Does this make sense?

Also, this is not an irrational belief model.  It's people acting on the local information they have -- particular prices, particular interest rates, and other data -- without anticipating inflation.  Now, of course, people do try to anticipate inflation in real markets -- hence things like inflation premia on loans or COLA in labor contracts -- but such anticipation is never perfect and path dependencies don't allow a robust prediction of relative price changes.  (Relative changes are critical here.  Again, if all price rose in lockstep or instantly, then little would change (but see ** below) -- as a 10% return on investments would remain 10% and a person's salary would rise in step with the prices of good and services she buys.  This would be, IIRC, just like Hume's angel -- the one who, in an effort to aid humanity, doubles everyone's cash supply.)  But as soon as people do start to anticipate inflation more, their real behavior will change too:
 they, in general, will become more present-centered as they will expect savings to not be worth as much (e.g., if I save $1000 today, it might only be worth, say, $900 next year, so why not spend it now?  This is why in really inflation, people start buying up anything at all in hopes of getting something for money they expect to fall ever more in value) and more reckless in their investing.  And this is, in fact, what we do empirically see, no?

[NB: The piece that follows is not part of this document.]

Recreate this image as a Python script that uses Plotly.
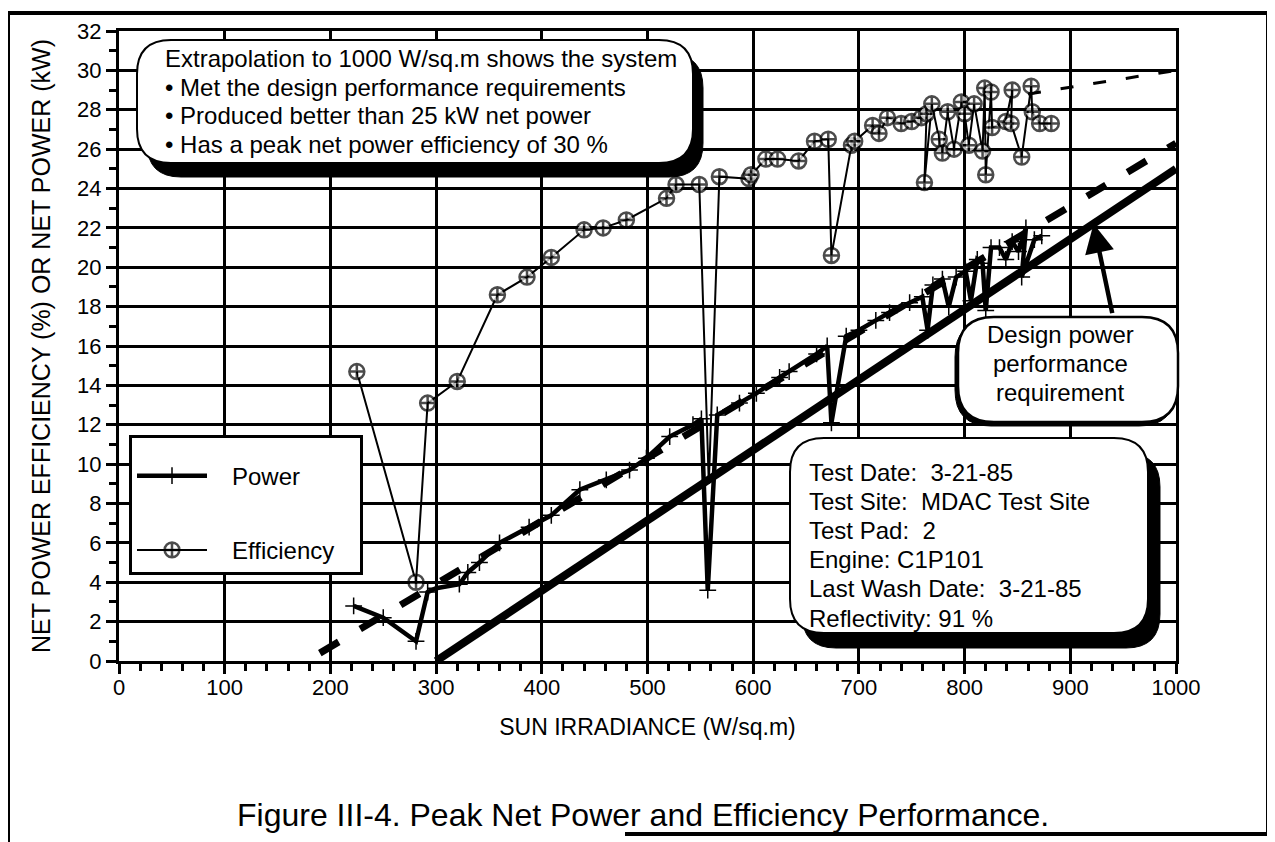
"""Peak net power and efficiency vs sun irradiance (Figure III-4)."""

import plotly.graph_objects as go

# ---- data ----
irr_power = [222, 250, 281, 292, 300, 322, 330, 341, 360, 388,
             409, 436, 461, 483, 499, 521, 543, 551, 557, 566,
             587, 603, 625, 634, 660, 670, 674, 688, 700, 716,
             729, 748, 760, 765, 770, 779, 785, 792, 801, 806,
             812, 817, 820, 825, 833, 839, 845, 851, 858, 854,
             866, 873]
net_power = [2.8, 2.2, 1.0, 3.5, 3.7, 3.9, 4.5, 5.0, 6.0, 6.8,
             7.4, 8.7, 9.2, 9.7, 10.3, 11.4, 12.0, 12.3, 3.6, 12.5,
             13.1, 13.6, 14.4, 14.7, 15.6, 16.0, 12.1, 16.5, 16.8, 17.3,
             17.7, 18.2, 18.5, 16.8, 19.1, 19.4, 18.0, 19.5, 19.8, 18.3,
             20.4, 20.2, 17.8, 21.0, 21.0, 20.4, 21.3, 20.8, 22.0, 19.5,
             21.4, 21.6]

irr_eff = [225, 281, 292, 320, 358, 386, 409, 440, 458, 480,
           518, 527, 549, 558, 568, 596, 598, 612, 623, 643,
           658, 671, 674, 693, 696, 713, 719, 727, 740, 750,
           759, 764, 762, 769, 776, 779, 784, 790, 797, 800,
           804, 809, 817, 819, 820, 825, 826, 839, 845, 844,
           854, 863, 864, 871, 882]
efficiency = [14.7, 4.0, 13.1, 14.2, 18.6, 19.5, 20.5, 21.9, 22.0, 22.4,
              23.5, 24.2, 24.2, 9.0, 24.6, 24.5, 24.7, 25.5, 25.5, 25.4,
              26.4, 26.5, 20.6, 26.2, 26.4, 27.2, 26.8, 27.6, 27.3, 27.4,
              27.6, 27.8, 24.3, 28.3, 26.5, 25.8, 27.9, 26.0, 28.4, 27.8,
              26.2, 28.3, 25.9, 29.1, 24.7, 28.9, 27.1, 27.4, 29.0, 27.3,
              25.6, 29.2, 27.9, 27.3, 27.3]
hidden_eff_point = 13  # dip hidden under the power line

design_x = [300, 1000]
design_y = [0, 25]
power_ext_x = [190, 1000]
power_ext_y = [0.4, 26.3]
eff_ext_x = [860, 1000]
eff_ext_y = [28.8, 30.0]

note_lines = [
    "Extrapolation to 1000 W/sq.m shows the system",
    "\u2022 Met the design performance requirements",
    "\u2022 Produced better than 25 kW net power",
    "\u2022 Has a peak net power efficiency of 30 %",
]
test_lines = [
    "Test Date:\u00a0 3-21-85",
    "Test Site:\u00a0 MDAC Test Site",
    "Test Pad:\u00a0 2",
    "Engine: C1P101",
    "Last Wash Date:\u00a0 3-21-85",
    "Reflectivity: 91 %",
]
design_lines = ["Design power", "performance", "requirement"]

FONT = "Liberation Sans, Arial, Helvetica, sans-serif"

# the page has an 8px body margin, so the figure sits 8px right and down
OFF = 8
FIG_W, FIG_H = 1275 - OFF, 842 - OFF
# plot area in screen pixels
X0, X1, Y0, Y1 = 119, 1176, 31, 661
W, H = X1 - X0, Y1 - Y0


def to_paper(xp, yp):
    return (xp - X0) / W, (Y1 - yp) / H


def rounded_path(x0, y0, x1, y1, r):
    pts = [
        ("M", [(x0 + r, y0)]), ("L", [(x1 - r, y0)]), ("Q", [(x1, y0), (x1, y0 + r)]),
        ("L", [(x1, y1 - r)]), ("Q", [(x1, y1), (x1 - r, y1)]),
        ("L", [(x0 + r, y1)]), ("Q", [(x0, y1), (x0, y1 - r)]),
        ("L", [(x0, y0 + r)]), ("Q", [(x0, y0), (x0 + r, y0)]),
    ]
    out = []
    for cmd, coords in pts:
        s = " ".join("%.5f,%.5f" % to_paper(a, b) for a, b in coords)
        out.append(cmd + s)
    return " ".join(out) + " Z"


def boxed(x0, y0, x1, y1, r, dx, dy, lw=2):
    shapes = []
    if dx or dy:
        shapes.append(dict(type="path", xref="paper", yref="paper", layer="above",
                           path=rounded_path(x0 + dx, y0 + dy, x1 + dx, y1 + dy, r),
                           fillcolor="black", line=dict(color="black", width=1)))
    shapes.append(dict(type="path", xref="paper", yref="paper", layer="above",
                       path=rounded_path(x0, y0, x1, y1, r),
                       fillcolor="white", line=dict(color="black", width=lw)))
    return shapes


fig = go.Figure()

fig.add_trace(go.Scatter(x=design_x, y=design_y, mode="lines", showlegend=False,
                         line=dict(color="black", width=8), hoverinfo="skip"))
fig.add_trace(go.Scatter(x=power_ext_x, y=power_ext_y, mode="lines", showlegend=False,
                         line=dict(color="black", width=7, dash="22px,25px"), hoverinfo="skip"))
fig.add_trace(go.Scatter(x=eff_ext_x, y=eff_ext_y, mode="lines", showlegend=False,
                         line=dict(color="black", width=3, dash="13px,20px"), hoverinfo="skip"))

fig.add_trace(go.Scatter(
    x=irr_power, y=net_power, mode="lines+markers", name="\u00a0\u00a0\u00a0Power", legendgroup="p",
    line=dict(color="black", width=4.5),
    marker=dict(symbol="cross-thin-open", size=12, color="black", line=dict(width=1.5, color="black")),
))

eff_sizes = [15] * len(efficiency)
eff_sizes[hidden_eff_point] = 0
fig.add_trace(go.Scatter(
    x=irr_eff, y=efficiency, mode="lines+markers",
    name="\u00a0\u00a0\u00a0Efficiency\u00a0\u00a0\u00a0", legendgroup="e",
    line=dict(color="black", width=2),
    marker=dict(symbol="circle-cross", size=eff_sizes, color="white",
                line=dict(width=2.5, color="black")),
))

shapes = []
shapes += boxed(137, 40, 693, 163, 34, 10, 14)
shapes += boxed(790, 438, 1148, 633, 34, 12, 15)
shapes += boxed(958, 317, 1178, 422, 36, -3, 4, lw=2.5)

# outer frame of the figure
for (xa, ya, xb, yb) in [(8, 13, 1268, 13), (8, 13, 8, 842), (1268, 13, 1268, 834), (625, 834, 1268, 834)]:
    pa, pb = to_paper(xa, ya), to_paper(xb, yb)
    shapes.append(dict(type="line", xref="paper", yref="paper", x0=pa[0], y0=pa[1],
                       x1=pb[0], y1=pb[1], line=dict(color="black", width=4)))

annotations = []


def text_at(txt, xp, yp, anchor="left", size=24):
    px_, py_ = to_paper(xp, yp)
    annotations.append(dict(text=txt, x=px_, y=py_, xref="paper", yref="paper",
                            xanchor=anchor, yanchor="middle", showarrow=False,
                            font=dict(family=FONT, size=size, color="black")))


for i, line in enumerate(note_lines):
    text_at(line, 163, 59 + i * 28.5)
for i, line in enumerate(test_lines):
    text_at(line, 807, 472 + i * 29.2)
for i, line in enumerate(design_lines):
    text_at(line, 1060, 335 + i * 28.5, anchor="center")

text_at("Figure III-4. Peak Net Power and Efficiency Performance.", 643, 815,
        anchor="center", size=32)

# arrow from the design box to the requirement line
tip_x = 922
tip_y = design_y[0] + (tip_x - design_x[0]) * (design_y[1] - design_y[0]) / (design_x[1] - design_x[0])
annotations.append(dict(x=tip_x, y=tip_y, xref="x", yref="y", text="", showarrow=True,
                        ax=19, ay=91, arrowhead=2, arrowsize=1.3, arrowwidth=4.5,
                        arrowcolor="black", standoff=0))

fig.update_layout(
    width=FIG_W, height=FIG_H,
    margin=dict(l=X0 - OFF, r=FIG_W - (X1 - OFF), t=Y0 - OFF, b=FIG_H - (Y1 - OFF)),
    paper_bgcolor="white", plot_bgcolor="white",
    font=dict(family=FONT, size=22, color="black"),
    shapes=shapes, annotations=annotations,
    legend=dict(
        x=to_paper(129, 0)[0], y=to_paper(0, 435)[1], xanchor="left", yanchor="top",
        bgcolor="white", bordercolor="black", borderwidth=3,
        font=dict(family=FONT, size=24, color="black"),
        tracegroupgap=40, traceorder="grouped", itemwidth=70,
        title=dict(text=" ", font=dict(size=12)),
    ),
    showlegend=True,
)

fig.update_xaxes(
    range=[0, 1000], dtick=100, tick0=0,
    showgrid=True, gridcolor="black", gridwidth=3,
    showline=True, linecolor="black", linewidth=3, mirror=True,
    ticks="outside", ticklen=10, tickwidth=2.5, tickcolor="black",
    minor=dict(dtick=20, ticks="outside", ticklen=7, tickwidth=2.5, tickcolor="black"),
    zeroline=False, ticklabelstandoff=-5,
    tickfont=dict(family=FONT, size=22),
    title=dict(text="SUN IRRADIANCE (W/sq.m)", font=dict(family=FONT, size=23), standoff=20),
)
fig.update_yaxes(
    range=[0, 32], dtick=2, tick0=0,
    showgrid=True, gridcolor="black", gridwidth=3,
    showline=True, linecolor="black", linewidth=3, mirror=True,
    ticks="outside", ticklen=10, tickwidth=2.5, tickcolor="black",
    minor=dict(dtick=1, ticks="outside", ticklen=7, tickwidth=2.5, tickcolor="black"),
    zeroline=False,
    tickfont=dict(family=FONT, size=22),
    title=dict(text="NET POWER EFFICIENCY (%) OR NET POWER (kW)", font=dict(family=FONT, size=25), standoff=20),
)

fig.write_html("out.html")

*  Inflation used to take place by actually printing up more money or, when metallic monies were prevalent, by meddling with the specie content of coins and enforcing their trading at par.  (All of this requires some form of enforcement -- usually through legal tender laws or other ways of privileging inflated monies.  Else, if people can switch to other monies, they will; there will be a flight to quality as ever more people won't except inflated monies and switch to sounder ones.  This goes against the usual interpretation of Gresham's Law -- where bad money drives out good.  However, Gresham's Law only applies when bad (lower value) money is forced upon people at par with good money.  If no one is forced to accept bad money, they generally won't -- especially once they know it's of lower value.)

** Of course, there might still be "shoe leather" and "menu" costs, so it wouldn't be totally costless.  Shoe leather costs are costs associated with carrying more money to deal with higher prices.  It's based on the notion, people would have to make more trips to the bank or MAC machine to get more money.  (Of course, with electronic fund transfers, this seems quaint, but even these are not costless.)  Menu costs are the costs of changing prices of goods to match the new higher prices.  (Obviously, this too is quaint, though there are still costs associated with changing the web site to reflect changed prices.  Or renegotiating contracts to make sure they reflect ditto.  Unlike shoe leather costs, these costs would also appear for that extremely rare if not extinction bird deflation.)

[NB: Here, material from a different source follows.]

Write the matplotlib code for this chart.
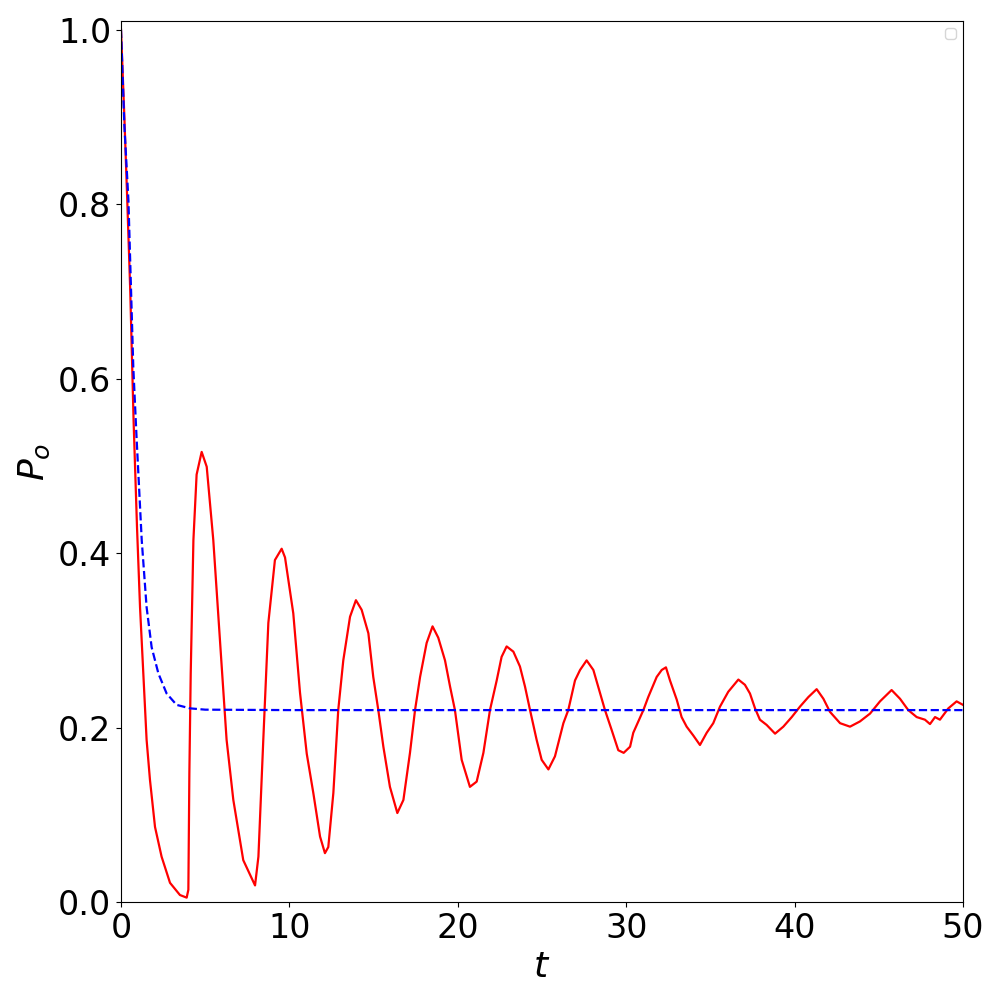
import matplotlib
matplotlib.use('Agg')
import matplotlib.pyplot as plt

# red curve: simulated P_o(t)
t_red = [0.0, 0.2, 0.37, 0.55, 0.75, 0.95, 1.13, 1.33, 1.52, 1.72, 2.02, 2.41, 2.91, 3.5, 3.9, 4.0,
         4.06, 4.14, 4.3, 4.49, 4.79, 5.09, 5.48, 5.88, 6.27, 6.67, 7.26, 7.96, 8.16, 8.45, 8.75,
         9.14, 9.54, 9.74, 10.23, 10.63, 11.03, 11.42, 11.82, 12.11, 12.31, 12.61, 12.9, 13.2,
         13.6, 13.95, 14.29, 14.69, 14.98, 15.28, 15.58, 15.97, 16.41, 16.77, 17.16, 17.46,
         17.76, 18.15, 18.5, 18.84, 19.24, 19.54, 19.83, 20.23, 20.72, 21.12, 21.52, 21.91,
         22.31, 22.6, 22.9, 23.3, 23.69, 23.99, 24.29, 24.68, 24.98, 25.38, 25.77, 26.27, 26.56,
         26.96, 27.26, 27.65, 28.05, 28.44, 28.74, 29.14, 29.53, 29.85, 30.23, 30.42, 31.02,
         31.31, 31.81, 32.11, 32.36, 32.6, 33.0, 33.29, 33.59, 33.98, 34.38, 34.78, 35.17,
         35.57, 36.06, 36.66, 37.05, 37.35, 37.65, 37.94, 38.34, 38.84, 39.33, 39.83, 40.32,
         40.82, 41.31, 41.71, 42.1, 42.7, 43.29, 43.88, 44.48, 45.07, 45.76, 46.26, 46.75,
         47.25, 47.74, 48.04, 48.34, 48.63, 49.13, 49.62, 50.0]
p_red = [1.0, 0.9, 0.805, 0.70, 0.55, 0.43, 0.338, 0.26, 0.186, 0.14, 0.086, 0.052, 0.022, 0.008,
         0.005, 0.014, 0.148, 0.262, 0.415, 0.49, 0.516, 0.499, 0.415, 0.30, 0.186, 0.117, 0.048,
         0.019, 0.052, 0.186, 0.32, 0.392, 0.405, 0.395, 0.331, 0.24, 0.17, 0.125, 0.075, 0.056,
         0.063, 0.125, 0.22, 0.277, 0.327, 0.346, 0.335, 0.308, 0.258, 0.22, 0.178, 0.132, 0.102,
         0.117, 0.171, 0.22, 0.258, 0.297, 0.316, 0.303, 0.277, 0.247, 0.22, 0.163, 0.132, 0.138,
         0.171, 0.22, 0.254, 0.281, 0.293, 0.287, 0.27, 0.247, 0.22, 0.186, 0.163, 0.152, 0.167,
         0.205, 0.22, 0.254, 0.266, 0.277, 0.266, 0.24, 0.22, 0.197, 0.174, 0.171, 0.178, 0.194,
         0.22, 0.235, 0.258, 0.266, 0.269, 0.254, 0.232, 0.212, 0.201, 0.191, 0.18, 0.194, 0.205,
         0.224, 0.241, 0.255, 0.249, 0.239, 0.222, 0.209, 0.203, 0.193, 0.201, 0.212, 0.224,
         0.235, 0.244, 0.233, 0.218, 0.205, 0.201, 0.207, 0.216, 0.23, 0.243, 0.233, 0.22,
         0.212, 0.209, 0.204, 0.212, 0.209, 0.222, 0.23, 0.226]

# blue dashed curve: decay to steady value
t_blue = [0.0, 0.2, 0.44, 0.73, 0.93, 1.23, 1.52, 1.82, 2.22, 2.71, 3.3, 4.1, 5.0, 10.0, 20.0, 30.0, 40.0, 50.0]
p_blue = [1.0, 0.89, 0.805, 0.613, 0.53, 0.415, 0.338, 0.292, 0.262, 0.239, 0.226, 0.222, 0.2205,
          0.22, 0.22, 0.22, 0.22, 0.22]

fig, ax = plt.subplots(figsize=(10, 10), dpi=100)
ax.plot(t_red, p_red, color='red', lw=1.6)
ax.plot(t_blue, p_blue, color='blue', ls='--', lw=1.6)
ax.set_xlim(0, 50)
ax.set_ylim(0, 1.01)
ax.set_xlabel('$t$', fontsize=26)
ax.set_ylabel('$P_o$', fontsize=26)
ax.tick_params(labelsize=24)
ax.legend()
plt.subplots_adjust(left=0.121, right=0.963, top=0.979, bottom=0.098)
plt.savefig('out.png')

***  All real world entrepreneurs are imperfect, though some are better than others.  Real world government workers, too, are no better, so they can't improve on entrepreneurial imperfection; they can only add their imperfections to the mix, making things, on average, worse.  (Yes, they might get lucky, but this is no different than a gamble -- and a bad one at that since regulators and such have the same flaws but lack the incentives to correct these.  A regulator who gets it wrong is, in general, not playing with her or his money or resources.  The same regulator, too, tends to lack the information to even get it right were the incentives irrelevant here.)